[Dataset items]
######

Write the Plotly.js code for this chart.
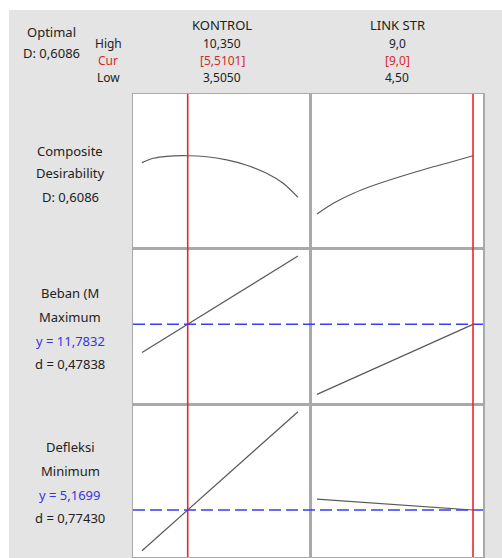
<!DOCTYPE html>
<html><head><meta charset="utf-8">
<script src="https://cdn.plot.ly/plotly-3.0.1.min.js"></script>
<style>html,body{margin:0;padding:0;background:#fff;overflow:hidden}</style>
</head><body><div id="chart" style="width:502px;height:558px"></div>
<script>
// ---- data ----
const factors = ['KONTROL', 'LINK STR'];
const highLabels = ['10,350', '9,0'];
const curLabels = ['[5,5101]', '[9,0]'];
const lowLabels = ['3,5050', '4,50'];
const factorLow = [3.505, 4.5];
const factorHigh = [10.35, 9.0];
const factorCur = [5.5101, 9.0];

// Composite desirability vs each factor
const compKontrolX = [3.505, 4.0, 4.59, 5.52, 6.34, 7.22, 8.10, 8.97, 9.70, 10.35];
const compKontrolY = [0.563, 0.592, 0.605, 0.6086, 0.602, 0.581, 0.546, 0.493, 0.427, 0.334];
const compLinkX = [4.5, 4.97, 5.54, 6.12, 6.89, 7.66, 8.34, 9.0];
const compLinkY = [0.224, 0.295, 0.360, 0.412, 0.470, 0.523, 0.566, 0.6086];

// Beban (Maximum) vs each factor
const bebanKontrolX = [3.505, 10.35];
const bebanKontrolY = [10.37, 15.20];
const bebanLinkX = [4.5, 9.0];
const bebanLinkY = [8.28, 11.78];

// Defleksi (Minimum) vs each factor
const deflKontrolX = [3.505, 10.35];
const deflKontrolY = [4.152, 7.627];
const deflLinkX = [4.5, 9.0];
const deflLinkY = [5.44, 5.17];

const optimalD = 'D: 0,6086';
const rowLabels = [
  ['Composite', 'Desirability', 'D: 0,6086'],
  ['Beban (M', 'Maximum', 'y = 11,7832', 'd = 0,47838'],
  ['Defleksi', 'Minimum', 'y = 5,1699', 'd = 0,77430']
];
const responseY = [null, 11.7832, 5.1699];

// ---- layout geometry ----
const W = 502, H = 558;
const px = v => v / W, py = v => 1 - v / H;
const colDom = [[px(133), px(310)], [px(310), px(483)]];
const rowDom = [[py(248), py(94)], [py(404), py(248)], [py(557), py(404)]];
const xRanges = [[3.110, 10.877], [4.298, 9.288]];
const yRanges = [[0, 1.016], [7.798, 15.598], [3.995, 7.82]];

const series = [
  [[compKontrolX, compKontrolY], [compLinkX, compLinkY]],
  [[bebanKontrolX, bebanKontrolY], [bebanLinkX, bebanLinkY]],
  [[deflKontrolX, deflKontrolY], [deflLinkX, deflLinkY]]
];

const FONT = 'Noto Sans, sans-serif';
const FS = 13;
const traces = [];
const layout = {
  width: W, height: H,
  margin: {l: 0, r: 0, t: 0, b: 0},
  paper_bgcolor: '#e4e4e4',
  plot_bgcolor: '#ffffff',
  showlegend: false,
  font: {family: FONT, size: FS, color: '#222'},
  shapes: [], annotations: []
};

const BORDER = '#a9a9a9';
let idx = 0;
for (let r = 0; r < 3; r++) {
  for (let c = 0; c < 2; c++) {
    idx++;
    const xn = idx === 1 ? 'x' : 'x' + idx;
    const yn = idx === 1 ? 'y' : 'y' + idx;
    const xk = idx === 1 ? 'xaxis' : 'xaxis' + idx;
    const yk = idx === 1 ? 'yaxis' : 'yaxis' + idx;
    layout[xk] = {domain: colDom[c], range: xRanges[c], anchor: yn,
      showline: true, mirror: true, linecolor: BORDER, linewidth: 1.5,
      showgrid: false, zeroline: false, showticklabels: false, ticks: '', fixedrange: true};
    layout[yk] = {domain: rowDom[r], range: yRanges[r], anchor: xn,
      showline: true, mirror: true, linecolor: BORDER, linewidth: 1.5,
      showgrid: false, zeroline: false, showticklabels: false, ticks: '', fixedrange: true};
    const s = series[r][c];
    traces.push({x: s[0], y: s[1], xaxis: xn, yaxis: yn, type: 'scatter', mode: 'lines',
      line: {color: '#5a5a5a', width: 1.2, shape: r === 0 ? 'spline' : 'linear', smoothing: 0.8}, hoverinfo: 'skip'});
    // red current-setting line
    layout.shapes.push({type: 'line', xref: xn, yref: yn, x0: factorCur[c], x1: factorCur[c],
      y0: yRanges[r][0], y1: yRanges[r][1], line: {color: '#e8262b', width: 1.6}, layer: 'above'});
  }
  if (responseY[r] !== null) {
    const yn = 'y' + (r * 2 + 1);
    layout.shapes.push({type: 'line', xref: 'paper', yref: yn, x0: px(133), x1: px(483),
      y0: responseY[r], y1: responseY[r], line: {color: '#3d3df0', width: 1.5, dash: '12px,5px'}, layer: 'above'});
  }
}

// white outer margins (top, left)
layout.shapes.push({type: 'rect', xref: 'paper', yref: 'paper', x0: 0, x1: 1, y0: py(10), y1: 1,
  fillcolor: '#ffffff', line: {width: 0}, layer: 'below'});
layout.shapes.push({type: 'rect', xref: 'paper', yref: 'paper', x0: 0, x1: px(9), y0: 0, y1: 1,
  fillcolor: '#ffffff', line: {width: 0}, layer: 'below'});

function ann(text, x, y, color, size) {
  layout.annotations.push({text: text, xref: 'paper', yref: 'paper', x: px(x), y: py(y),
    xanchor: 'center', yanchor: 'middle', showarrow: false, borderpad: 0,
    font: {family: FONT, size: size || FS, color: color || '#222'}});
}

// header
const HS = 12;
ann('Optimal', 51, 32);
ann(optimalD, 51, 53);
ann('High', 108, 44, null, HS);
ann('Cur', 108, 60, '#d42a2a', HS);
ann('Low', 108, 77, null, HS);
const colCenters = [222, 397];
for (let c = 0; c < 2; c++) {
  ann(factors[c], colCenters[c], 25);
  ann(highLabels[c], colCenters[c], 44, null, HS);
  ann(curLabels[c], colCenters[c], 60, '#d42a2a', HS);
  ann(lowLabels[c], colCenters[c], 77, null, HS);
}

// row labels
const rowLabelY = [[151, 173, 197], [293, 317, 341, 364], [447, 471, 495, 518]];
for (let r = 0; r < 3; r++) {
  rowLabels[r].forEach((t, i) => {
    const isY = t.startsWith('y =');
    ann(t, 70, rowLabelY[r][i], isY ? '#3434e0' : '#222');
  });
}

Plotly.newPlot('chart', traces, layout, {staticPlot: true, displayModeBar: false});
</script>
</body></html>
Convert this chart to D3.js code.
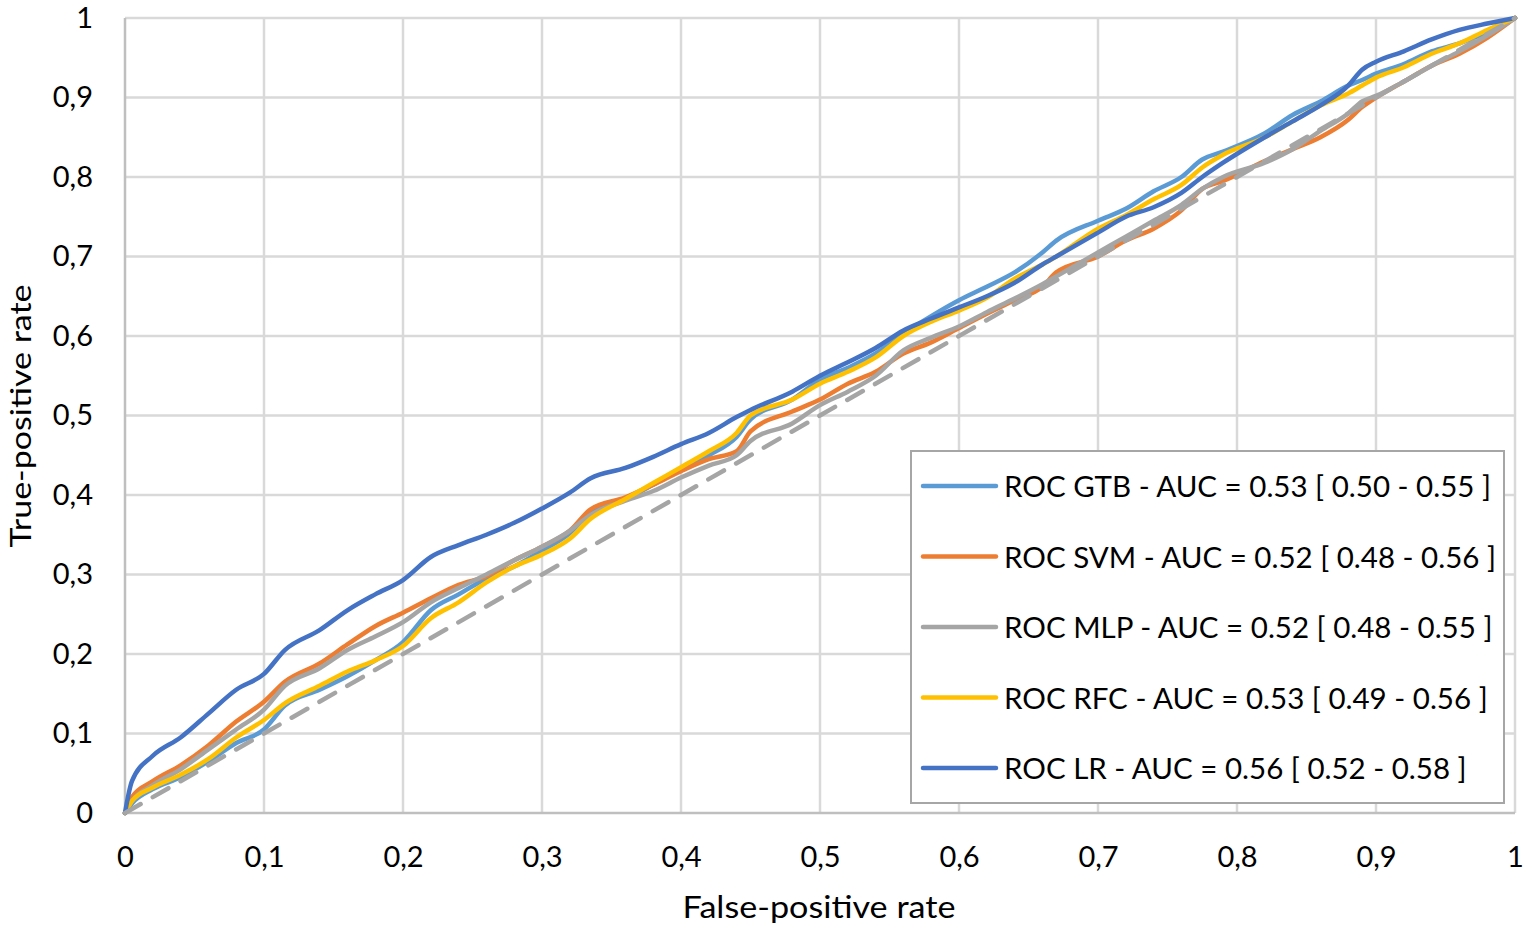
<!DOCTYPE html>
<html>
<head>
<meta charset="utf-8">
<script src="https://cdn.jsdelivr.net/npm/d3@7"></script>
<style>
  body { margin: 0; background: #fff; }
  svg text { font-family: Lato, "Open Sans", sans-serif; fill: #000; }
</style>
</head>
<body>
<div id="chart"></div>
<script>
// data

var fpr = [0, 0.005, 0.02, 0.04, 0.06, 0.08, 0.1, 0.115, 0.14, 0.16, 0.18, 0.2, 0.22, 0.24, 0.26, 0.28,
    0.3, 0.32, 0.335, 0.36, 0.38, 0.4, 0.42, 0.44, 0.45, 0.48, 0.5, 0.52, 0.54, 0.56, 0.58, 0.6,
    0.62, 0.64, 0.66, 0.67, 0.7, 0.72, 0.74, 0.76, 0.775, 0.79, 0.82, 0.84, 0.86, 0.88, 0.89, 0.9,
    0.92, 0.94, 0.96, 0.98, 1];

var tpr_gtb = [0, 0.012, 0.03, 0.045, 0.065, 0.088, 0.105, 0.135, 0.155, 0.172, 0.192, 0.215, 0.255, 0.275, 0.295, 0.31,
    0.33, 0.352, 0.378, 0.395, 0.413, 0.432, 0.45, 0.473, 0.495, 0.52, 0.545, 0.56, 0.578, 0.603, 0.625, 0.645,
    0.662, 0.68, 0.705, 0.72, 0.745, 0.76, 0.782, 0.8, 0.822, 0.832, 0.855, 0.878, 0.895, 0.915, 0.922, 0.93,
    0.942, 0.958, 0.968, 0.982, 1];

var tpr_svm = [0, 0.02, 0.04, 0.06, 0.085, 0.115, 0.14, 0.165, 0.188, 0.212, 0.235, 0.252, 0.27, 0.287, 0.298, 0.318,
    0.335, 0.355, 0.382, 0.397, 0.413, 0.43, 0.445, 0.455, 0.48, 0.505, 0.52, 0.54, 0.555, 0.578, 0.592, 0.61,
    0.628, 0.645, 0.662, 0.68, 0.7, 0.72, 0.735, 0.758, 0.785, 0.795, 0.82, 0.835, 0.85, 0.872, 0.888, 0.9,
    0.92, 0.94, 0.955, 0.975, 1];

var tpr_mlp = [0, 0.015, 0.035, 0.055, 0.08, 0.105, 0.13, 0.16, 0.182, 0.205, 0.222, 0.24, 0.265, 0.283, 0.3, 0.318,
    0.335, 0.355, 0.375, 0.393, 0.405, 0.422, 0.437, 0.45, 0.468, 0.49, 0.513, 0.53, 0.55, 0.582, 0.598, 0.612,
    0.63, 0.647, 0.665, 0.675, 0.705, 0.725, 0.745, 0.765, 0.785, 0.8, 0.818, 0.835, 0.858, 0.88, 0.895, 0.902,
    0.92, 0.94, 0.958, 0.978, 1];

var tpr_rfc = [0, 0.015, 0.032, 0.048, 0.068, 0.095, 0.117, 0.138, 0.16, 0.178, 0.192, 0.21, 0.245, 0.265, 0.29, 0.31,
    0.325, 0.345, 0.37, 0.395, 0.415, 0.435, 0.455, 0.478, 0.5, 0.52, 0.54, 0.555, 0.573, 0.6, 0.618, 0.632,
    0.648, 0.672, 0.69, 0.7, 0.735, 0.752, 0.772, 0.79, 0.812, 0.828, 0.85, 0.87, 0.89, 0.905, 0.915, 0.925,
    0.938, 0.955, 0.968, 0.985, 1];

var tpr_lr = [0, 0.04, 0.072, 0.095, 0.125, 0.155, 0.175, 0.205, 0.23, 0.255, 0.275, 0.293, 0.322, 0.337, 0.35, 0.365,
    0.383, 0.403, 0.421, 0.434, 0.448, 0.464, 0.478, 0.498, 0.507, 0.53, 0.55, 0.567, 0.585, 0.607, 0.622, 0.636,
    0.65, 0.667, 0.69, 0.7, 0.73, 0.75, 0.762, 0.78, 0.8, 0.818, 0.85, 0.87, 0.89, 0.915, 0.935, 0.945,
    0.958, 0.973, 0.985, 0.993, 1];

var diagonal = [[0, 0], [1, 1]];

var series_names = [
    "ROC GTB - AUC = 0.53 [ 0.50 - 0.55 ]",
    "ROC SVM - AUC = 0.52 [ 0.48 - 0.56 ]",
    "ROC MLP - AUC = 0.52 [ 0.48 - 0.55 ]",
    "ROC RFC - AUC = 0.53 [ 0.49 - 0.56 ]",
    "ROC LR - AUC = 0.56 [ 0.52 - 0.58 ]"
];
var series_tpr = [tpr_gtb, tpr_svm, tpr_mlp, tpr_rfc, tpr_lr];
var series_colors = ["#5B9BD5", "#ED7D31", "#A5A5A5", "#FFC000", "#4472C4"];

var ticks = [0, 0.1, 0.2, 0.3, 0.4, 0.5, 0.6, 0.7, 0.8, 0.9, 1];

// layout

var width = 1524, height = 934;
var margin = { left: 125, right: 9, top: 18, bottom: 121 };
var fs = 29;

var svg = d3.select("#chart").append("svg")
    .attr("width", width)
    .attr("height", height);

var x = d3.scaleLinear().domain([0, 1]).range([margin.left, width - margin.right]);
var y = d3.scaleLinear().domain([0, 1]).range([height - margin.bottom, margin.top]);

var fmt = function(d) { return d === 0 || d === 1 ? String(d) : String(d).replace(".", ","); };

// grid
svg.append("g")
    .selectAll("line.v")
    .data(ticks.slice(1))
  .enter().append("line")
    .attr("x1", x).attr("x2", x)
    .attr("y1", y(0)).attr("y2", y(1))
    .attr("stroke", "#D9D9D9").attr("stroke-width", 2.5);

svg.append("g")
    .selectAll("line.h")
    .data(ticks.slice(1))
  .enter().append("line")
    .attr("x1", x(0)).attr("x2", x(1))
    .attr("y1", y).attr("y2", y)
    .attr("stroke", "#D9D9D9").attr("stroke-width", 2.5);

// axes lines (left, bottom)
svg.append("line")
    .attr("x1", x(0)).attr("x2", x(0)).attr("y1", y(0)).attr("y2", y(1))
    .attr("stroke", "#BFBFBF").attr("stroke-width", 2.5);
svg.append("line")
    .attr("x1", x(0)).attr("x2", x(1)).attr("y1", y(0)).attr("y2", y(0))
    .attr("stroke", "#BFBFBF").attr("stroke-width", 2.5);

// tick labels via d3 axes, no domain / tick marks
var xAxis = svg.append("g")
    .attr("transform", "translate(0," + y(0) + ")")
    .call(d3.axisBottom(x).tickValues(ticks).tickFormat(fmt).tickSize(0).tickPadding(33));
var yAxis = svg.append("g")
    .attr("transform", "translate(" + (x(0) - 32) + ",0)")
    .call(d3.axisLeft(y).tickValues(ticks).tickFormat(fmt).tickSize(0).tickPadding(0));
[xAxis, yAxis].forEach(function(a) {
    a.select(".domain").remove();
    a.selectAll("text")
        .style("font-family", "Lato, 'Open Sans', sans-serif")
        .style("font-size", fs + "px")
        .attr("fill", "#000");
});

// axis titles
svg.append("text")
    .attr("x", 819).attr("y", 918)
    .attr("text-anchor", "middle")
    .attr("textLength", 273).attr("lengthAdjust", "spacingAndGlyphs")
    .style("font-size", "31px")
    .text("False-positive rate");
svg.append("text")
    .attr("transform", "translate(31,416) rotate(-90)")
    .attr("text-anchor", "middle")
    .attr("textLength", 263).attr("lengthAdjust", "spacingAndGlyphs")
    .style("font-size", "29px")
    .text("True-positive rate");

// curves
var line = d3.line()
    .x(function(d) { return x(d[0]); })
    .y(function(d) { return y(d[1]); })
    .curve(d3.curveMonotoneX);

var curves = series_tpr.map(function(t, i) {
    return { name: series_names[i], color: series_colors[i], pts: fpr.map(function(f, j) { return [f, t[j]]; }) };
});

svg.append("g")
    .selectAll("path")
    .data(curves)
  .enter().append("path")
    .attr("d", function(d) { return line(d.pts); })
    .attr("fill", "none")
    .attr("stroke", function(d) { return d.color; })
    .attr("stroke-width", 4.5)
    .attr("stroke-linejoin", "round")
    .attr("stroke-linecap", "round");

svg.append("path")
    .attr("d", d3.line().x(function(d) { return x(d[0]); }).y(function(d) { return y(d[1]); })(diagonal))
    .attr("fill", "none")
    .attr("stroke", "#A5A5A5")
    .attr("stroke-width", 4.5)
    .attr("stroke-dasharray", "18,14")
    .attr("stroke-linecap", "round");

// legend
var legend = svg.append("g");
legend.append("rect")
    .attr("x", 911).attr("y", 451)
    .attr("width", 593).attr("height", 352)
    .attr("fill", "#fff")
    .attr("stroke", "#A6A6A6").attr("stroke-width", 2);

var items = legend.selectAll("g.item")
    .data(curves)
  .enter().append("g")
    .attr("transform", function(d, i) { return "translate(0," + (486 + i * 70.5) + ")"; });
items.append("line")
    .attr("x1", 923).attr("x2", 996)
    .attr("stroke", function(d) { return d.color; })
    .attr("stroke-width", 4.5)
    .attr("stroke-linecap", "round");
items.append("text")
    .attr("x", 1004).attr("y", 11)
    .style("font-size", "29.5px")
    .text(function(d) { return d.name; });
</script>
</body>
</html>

######

Repeat exactly, and only, the entries from the line with "Convert this chart to D3.js code." through the line with "// data". Pictures are skipped.

Convert this chart to D3.js code.
<!DOCTYPE html>
<html>
<head>
<meta charset="utf-8">
<script src="https://cdn.jsdelivr.net/npm/d3@7"></script>
<style>
  body { margin: 0; background: #fff; }
  svg text { font-family: Lato, "Open Sans", sans-serif; fill: #000; }
</style>
</head>
<body>
<div id="chart"></div>
<script>
// data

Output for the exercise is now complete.